Friday, April 30, 2021

Personal income and spending set new records in March + a comment about overheating and ramifications for the 2022 elections

 

 - by New Deal democrat

March personal income and spending were both reported this morning, completing the set of coincident indicators for the month - and both set records.


Personal income was up 21.1%, buoyed by another round of stimulus checks. Meanwhile personal spending increased 3.4%. In dating recessions, the NBER takes into account and subtracts transfer receipts (I.e., government payments). For some reason, FRED hasn’t updated personal spending yet, nor added the “real” inflation adjusted data, but here’s what all three look like unadjusted:


UPDATE: Here are the inflation-adjusted numbers:


We are probably close to the NBER dating the end of the coronavirus recession. I suspect they will wait for all of the Q2 data including industrial production and GDP to be reported in July, as well as being sure that the pandemic does not surge again, before actually making the call. In any event I suspect they will date the end of the recession as either being last April (when the lockdowns ended and the monthly data all bottomed) or last June (if they use Q2 2020 GDP as the decisive metric). Keep in mind that recessions end when the data bottoms, not when it returns to previous highs. The rebound is the period of recovery, and once new highs are set, especially in real GDP, is when recovery transitions to expansion.
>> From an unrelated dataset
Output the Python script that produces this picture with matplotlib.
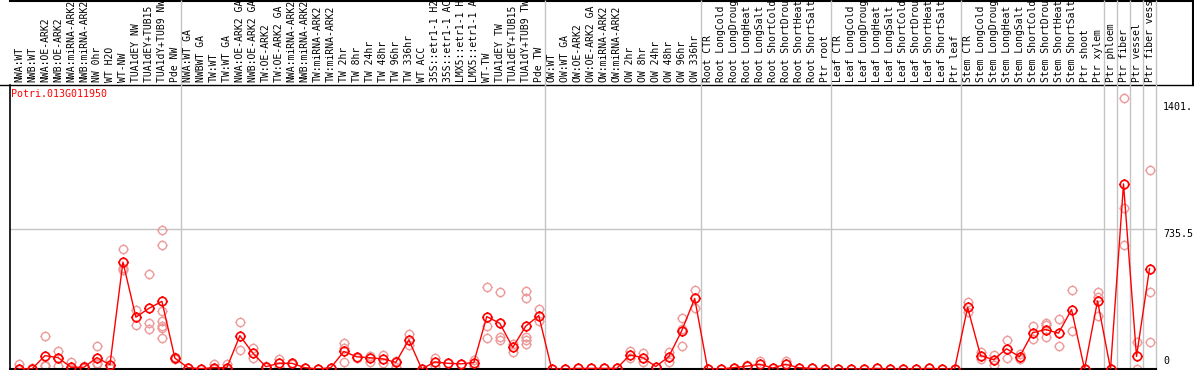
import numpy as np
import matplotlib
matplotlib.use("Agg")
import matplotlib.pyplot as plt
from matplotlib.path import Path

# sample groups (column labels)
g1 = ["NWA:WT", "NWB:WT", "NWA:OE-ARK2", "NWB:OE-ARK2", "NWA:miRNA-ARK2", "NWB:miRNA-ARK2",
      "NW 0hr", "WT H2O", "WT-NW", "TUA1dEY NW", "TUA1dEY+TUB15 NW", "TUA1dY+TUB9 NW", "Pde NW"]
g2 = ["NWA:WT GA", "NWBWT GA", "TW:WT", "TW:WT GA", "NWA:OE-ARK2 GA", "NWB:OE-ARK2 GA",
      "TW:OE-ARK2", "TW:OE-ARK2 GA", "NWA:miRNA-ARK2", "NWB:miRNA-ARK2", "TW:miRNA-ARK2",
      "TW:miRNA-ARK2", "TW 2hr", "TW 8hr", "TW 24hr", "TW 48hr", "TW 96hr", "TW 336hr",
      "WT ACC", "35S::etr1-1 H2O", "35S::etr1-1 ACC", "LMX5::etr1-1 H2O", "LMX5::etr1-1 ACC",
      "WT-TW", "TUA1dEY TW", "TUA1dEY+TUB15 TW", "TUA1dY+TUB9 TW", "Pde TW"]
g3 = ["OW:WT", "OW:WT GA", "OW:OE-ARK2", "OW:OE-ARK2 GA", "OW:miRNA-ARK2", "OW:miRNA-ARK2",
      "OW 2hr", "OW 8hr", "OW 24hr", "OW 48hr", "OW 96hr", "OW 336hr"]
stress = ["CTR", "LongCold", "LongDrought", "LongHeat", "LongSalt",
          "ShortCold", "ShortDrought", "ShortHeat", "ShortSalt"]
g4 = ["Root " + s for s in stress] + ["Ptr root"]
g5 = ["Leaf " + s for s in stress] + ["Ptr leaf"]
g6 = ["Stem " + s for s in stress] + ["Ptr shoot", "Ptr xylem"]
g7 = ["Ptr phloem"]
g8 = ["Ptr fiber"]
g9 = ["Ptr vessel"]
g10 = ["Ptr fiber vessel"]
groups = [g1, g2, g3, g4, g5, g6, g7, g8, g9, g10]
labels = [l for g in groups for l in g]

# mean expression per column
means = [2, 0, 70, 60, 9, 9, 60, 22, 561, 272, 318, 355, 57,
         7, 2, 7, 7, 175, 83, 12, 30, 30, 7, 0, 7, 92, 64, 59, 53, 35, 153, 0, 37, 30, 27, 34,
         275, 240, 113, 225, 280,
         0, 0, 3, 3, 3, 3, 73, 60, 13, 64, 200, 370,
         0, 0, 7, 15, 25, 5, 25, 7, 3, 0,
         0, 0, 0, 3, 0, 0, 0, 3, 0, 0,
         323, 70, 49, 106, 64, 190, 207, 188, 312, 0, 357,
         0, 971, 66, 527]

# replicate values per column
reps = [[25, 0], [3, 0], [175, 15, 20], [97, 18, 60], [36, 0], [14, 5], [122, 34, 28], [45, 5],
        [630, 529, 520], [309, 230], [500, 240, 210], [727, 653, 302, 254, 225, 214, 164], [63, 50],
        [3], [0], [25, 0], [25, 0], [245, 100], [110, 59], [15], [52, 13], [25], [3], [0], [5],
        [138, 110, 37], [60], [37, 70], [73, 30], [40, 13], [183, 127], [0], [57, 18], [30], [27],
        [45, 18], [428, 225, 164], [402, 166, 153], [130, 89], [410, 375, 166, 150, 130], [316, 250],
        [0], [0], [3], [3], [3], [3], [92, 60], [86, 35], [10], [87, 37], [267, 122, 210], [416, 320],
        [0], [0], [7], [20], [43], [5], [40], [7], [3], [0],
        [0], [0], [0], [3], [0], [0], [0], [3], [0], [0],
        [351, 298], [89, 54], [75, 20], [153, 59], [78, 52], [227, 156], [240, 233, 166],
        [264, 122], [416, 199], [0], [404, 378, 279],
        [0], [1420, 843, 651], [140, 0], [1044, 404, 140]]

title = "Potri.013G011950"
y_max = 1490
grid_val = 735.5

# circle marker with small ticks
circ = Path.unit_circle()
t = 1.22
ticks = Path([(0, 1), (0, t), (0, -1), (0, -t), (1, 0), (t, 0), (-1, 0), (-t, 0)],
             [Path.MOVETO, Path.LINETO] * 4)
mk = Path.make_compound_path(circ, ticks)

W, H = 1194, 370
fig = plt.figure(figsize=(W / 100, H / 100), dpi=100)
fig.patch.set_facecolor("white")

# frame lines in pixel space
ov = fig.add_axes([0, 0, 1, 1])
ov.set_xlim(0, W)
ov.set_ylim(H, 0)
ov.axis("off")
ov.plot([0, W], [85, 85], color="black", lw=1)
ov.plot([10, W], [0.5, 0.5], color="black", lw=1.5)
ov.plot([W - 1, W - 1], [0, 85], color="black", lw=1.5)

left, right, top, bot = 10, 1156, 85, 369
ax = fig.add_axes([left / W, (H - bot) / H, (right - left) / W, (bot - top) / H])
ax.set_facecolor("none")
n = len(labels)
x = np.arange(n)
ax.set_xlim(-0.69, n - 0.5)
ax.set_ylim(0, y_max)
for s in ["top", "right"]:
    ax.spines[s].set_visible(False)
ax.spines["left"].set_linewidth(1.2)
ax.spines["bottom"].set_linewidth(1.5)
ax.set_xticks([])
ax.set_yticks([])

ax.axhline(grid_val, color="#c4c4c4", lw=1, zorder=1)

trans = ax.get_xaxis_transform()
bounds = np.cumsum([len(g) for g in groups]) - 0.5
ax.vlines(bounds, 0, 1 + top / (bot - top), transform=trans, color="#c4c4c4",
          lw=1, clip_on=False, zorder=1)

for i, r in enumerate(reps):
    ax.plot([i] * len(r), r, linestyle="none", marker=mk, markersize=7.2,
            markerfacecolor="none", markeredgecolor="#ec9a9a", markeredgewidth=1.0, zorder=2)

ax.plot(x, means, color="red", lw=1.0, marker=mk, markersize=7.4,
        markerfacecolor="none", markeredgecolor="red", markeredgewidth=1.2, zorder=3)

for i, l in enumerate(labels):
    ax.text(i, 1 + 2.5 / (bot - top), l, rotation=90, ha="center", va="bottom",
            transform=trans, family="DejaVu Sans Mono", fontsize=7, clip_on=False)

ax.text(0.5 / (right - left), 1 - 4 / (bot - top), title, color="red", ha="left", va="top",
        transform=ax.transAxes, family="DejaVu Sans Mono", fontsize=7.2)

ytrans = ax.get_yaxis_transform()
xr = 1 + 7 / (right - left)
ax.text(xr, 1401, "1401.", ha="left", va="top", transform=ytrans,
        family="DejaVu Sans Mono", fontsize=7.2, clip_on=False)
ax.text(xr, grid_val, "735.5", ha="left", va="top", transform=ytrans,
        family="DejaVu Sans Mono", fontsize=7.2, clip_on=False)
ax.text(xr, 15, "0", ha="left", va="bottom", transform=ytrans,
        family="DejaVu Sans Mono", fontsize=7.2, clip_on=False)

fig.savefig("out.png", dpi=100)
All of which causes me to look forward to my next set of worries. Like everyone else, I am expecting at least a brief bout of inflation, partly due to pent-up demand, and partly due to supply bottlenecks. There are signs, especially in commodity prices and in the buyers’ panic in the housing market, that the economy is at least temporarily overheating.
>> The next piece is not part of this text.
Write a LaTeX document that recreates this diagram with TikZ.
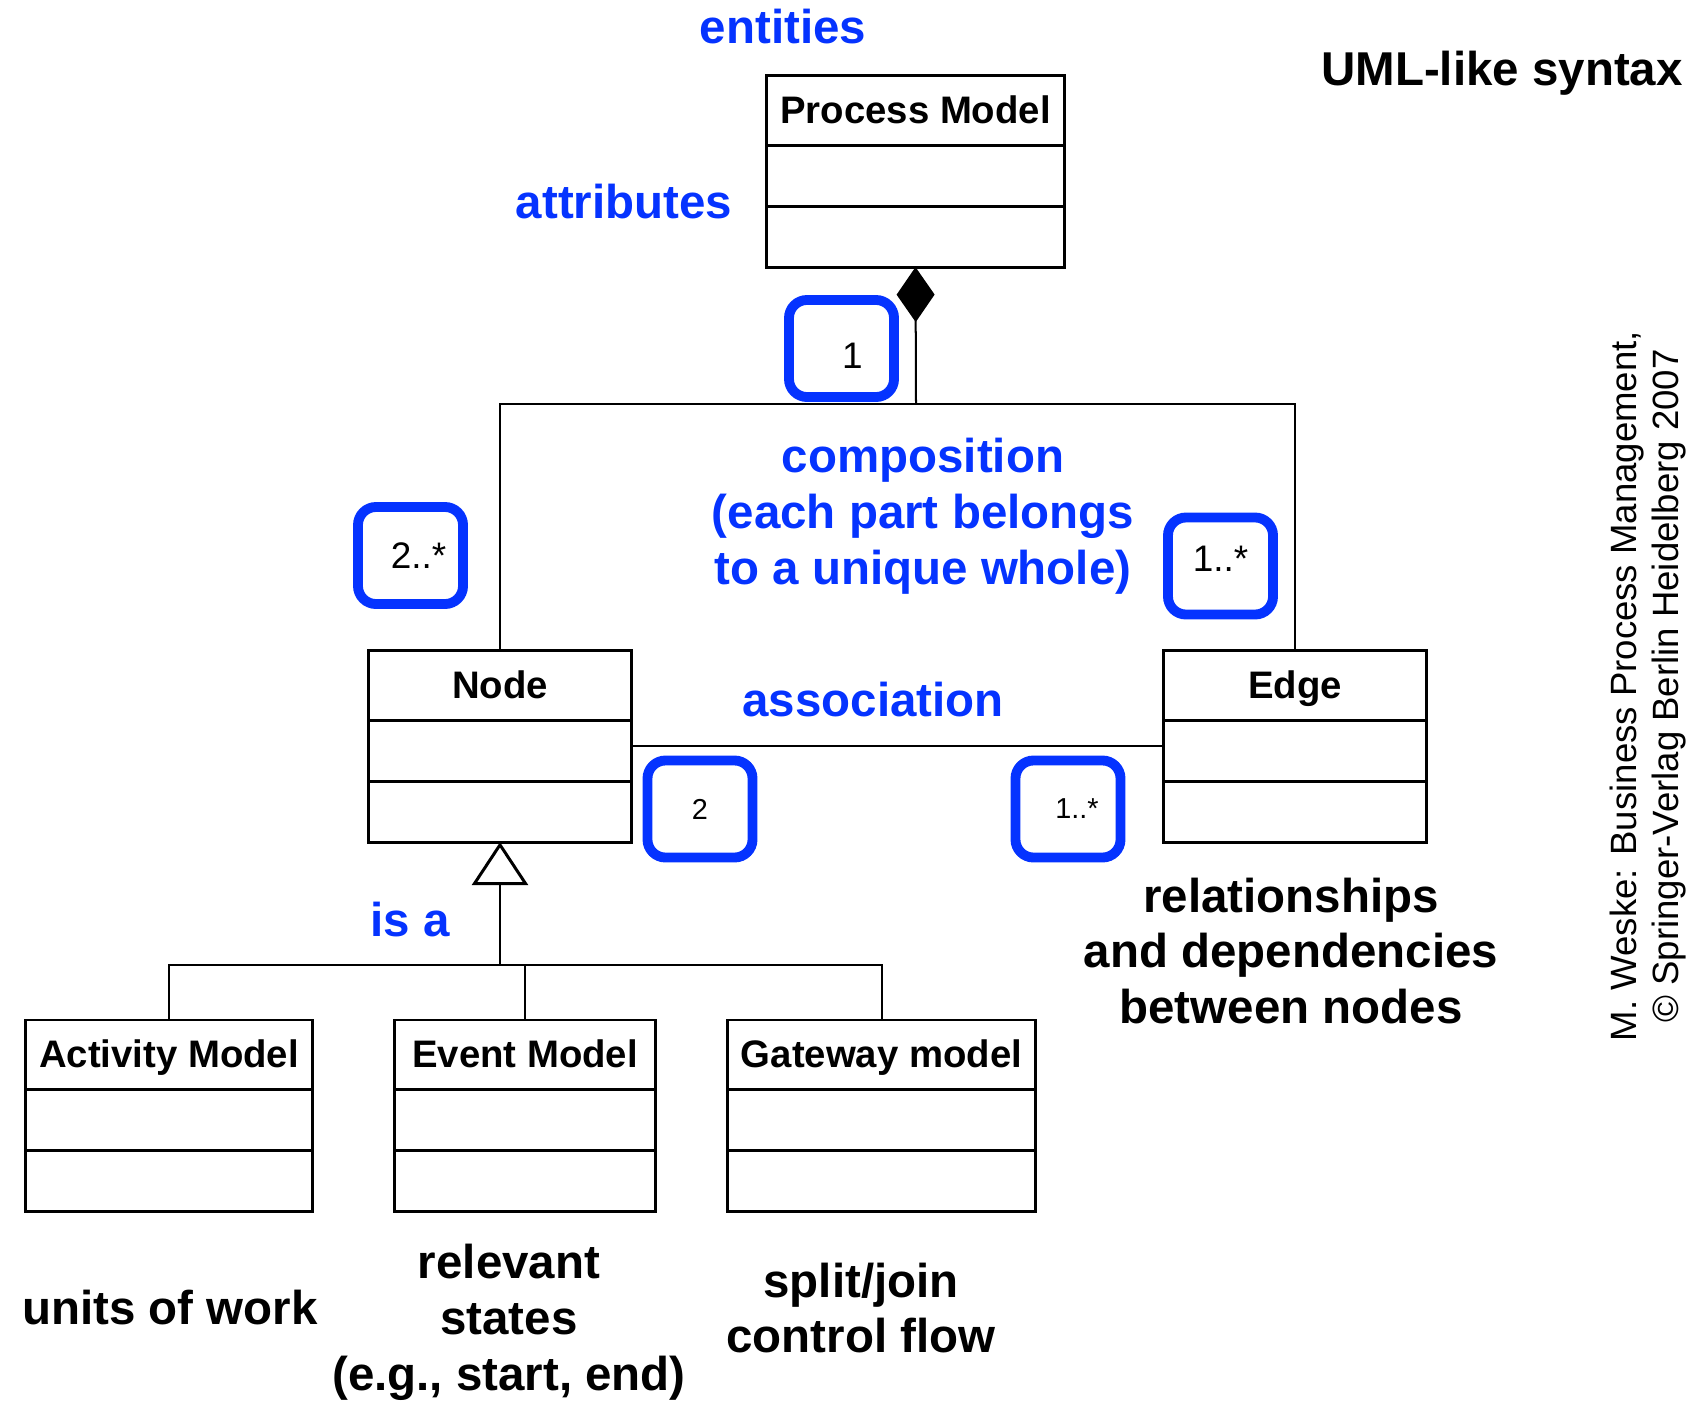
\documentclass[tikz,border=0pt]{standalone}
\usepackage{fontspec}
\setmainfont{Liberation Sans}
\usepackage{xcolor}
\usetikzlibrary{positioning,arrows.meta}
\definecolor{umlblue}{RGB}{5,51,255}

\begin{document}
\begin{tikzpicture}[
    x=0.01cm, y=-0.01cm,
    font=\fontsize{13.5}{15.9}\selectfont\bfseries,
    classtitle/.style={draw, line width=0.85pt, outer sep=0pt, inner sep=0pt, minimum height=0.69cm, text height=0.3cm, text depth=0.05cm, font=\fontsize{10.9}{13}\selectfont\bfseries},
    classpart/.style={draw, line width=0.85pt, outer sep=0pt, inner sep=0pt, minimum height=0.61cm},
    mult/.style={draw=umlblue, line width=2.8pt, rounded corners=0.18cm, minimum width=1.05cm, minimum height=0.97cm, inner sep=0pt, font=\normalfont\fontsize{10.5}{12}\selectfont},
    smallmult/.style={mult, font=\normalfont\fontsize{8.2}{10}\selectfont},
    note/.style={text=umlblue, align=center},
    comment/.style={align=center},
    link/.style={line width=0.57pt}
]
\useasboundingbox (0,0) rectangle (1694,1403);

% Process Model
\node[classtitle, minimum width=2.97cm] (pm) at (915.5,110.5) {Process Model};
\node[classpart, minimum width=2.97cm, below=0pt of pm] (pm1) {};
\node[classpart, minimum width=2.97cm, below=0pt of pm1] (pm2) {};

% Node and Edge
\node[classtitle, minimum width=2.62cm] (nd) at (500,685.5) {Node};
\node[classpart, minimum width=2.62cm, below=0pt of nd] (nd1) {};
\node[classpart, minimum width=2.62cm, below=0pt of nd1] (nd2) {};

\node[classtitle, minimum width=2.62cm] (ed) at (1295,685.5) {Edge};
\node[classpart, minimum width=2.62cm, below=0pt of ed] (ed1) {};
\node[classpart, minimum width=2.62cm, below=0pt of ed1] (ed2) {};

% subclasses of Node
\node[classtitle, minimum width=2.86cm] (am) at (169,1054.5) {Activity Model};
\node[classpart, minimum width=2.86cm, below=0pt of am] (am1) {};
\node[classpart, minimum width=2.86cm, below=0pt of am1] (am2) {};

\node[classtitle, minimum width=2.60cm] (em) at (525,1054.5) {Event Model};
\node[classpart, minimum width=2.60cm, below=0pt of em] (em1) {};
\node[classpart, minimum width=2.60cm, below=0pt of em1] (em2) {};

\node[classtitle, minimum width=3.08cm] (gm) at (881.5,1054.5) {Gateway model};
\node[classpart, minimum width=3.08cm, below=0pt of gm] (gm1) {};
\node[classpart, minimum width=3.08cm, below=0pt of gm1] (gm2) {};

% composition
\coordinate (comp) at (916,404);
\draw[link] (nd.north) |- (comp) -| (ed.north);
\draw[link, -{Diamond[length=0.55cm, width=0.38cm]}] (comp) -- (pm2.south);

% association
\draw[link] ([yshift=0.045cm]nd1.east) -- ([yshift=0.045cm]ed1.west);

% generalization
\coordinate (isa) at (500,965);
\draw[link, -{Triangle[open, length=0.43cm, width=0.56cm, line width=0.85pt]}] (isa) -- (nd2.south);
\draw[link] (am.north) |- (isa) -| (gm.north);
\draw[link] (em.north) -- (em.north |- isa);

% multiplicities
\node[mult, text height=0.4cm, text depth=0cm] (pmmult) at (841.5,348.5) {\hspace*{0.22cm}1};
\node[mult] (ndmult) at (410.5,555.5) {\hspace*{0.16cm}2..*};
\node[mult, text height=0.2cm, text depth=0.09cm] (edmult) at (1220.5,566) {1..*};
\node[smallmult] (srcmult) at (700,809) {2};
\node[smallmult] (tgtmult) at (1068,809) {\hspace*{0.18cm}1..*};

% labels
\node[note] (entities) at (783,27) {entities};
\node[note] (attributes) at (624,202) {attributes};
\node (syntax) at (1502,73) {UML-like syntax};
\node[note] (composition) at (923,516) {composition\\(each part belongs\\to a unique whole)};
\node[note] (association) at (873,700) {association};
\node[note] (isalabel) at (410,920) {is a};
\node[comment] (relnote) at (1291,951) {relationships\\and dependencies\\between nodes};
\node[comment] (amnote) at (170,1308) {units of work};
\node[comment] (emnote) at (509,1322) {relevant\\states\\(e.g., start, end)};
\node[comment] (gmnote) at (861,1308) {split/join\\control flow};
\node[rotate=90, align=center, font=\normalfont\fontsize{10.4}{12.2}\selectfont] (source) at (1648,686) {M. Weske: Business Process Management,\\© Springer-Verlag Berlin Heidelberg 2007};

\end{tikzpicture}
\end{document}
Which means that the Fed might step in and raise rates soon. When? Well, as the graph below shows, in the past 30 years they have stepped in whenever consumer inflation exceeded 3% YoY:


Even if the Fed intends to be tolerant now, should inflation top 4% even for 2 or 3 months, I suspect they will start to raise rates rather aggressively.

Which adds to my worries about next year. We already have increased interest rates, signs that housing sales and construction (via new permits) - *NOT prices! -  have peaked, and possibly that corporate profits are being squeezed. A tightening yield curve would add to concerns that a recession, or at least a sharp slowdown, will be arriving just in time for the 2022 elections.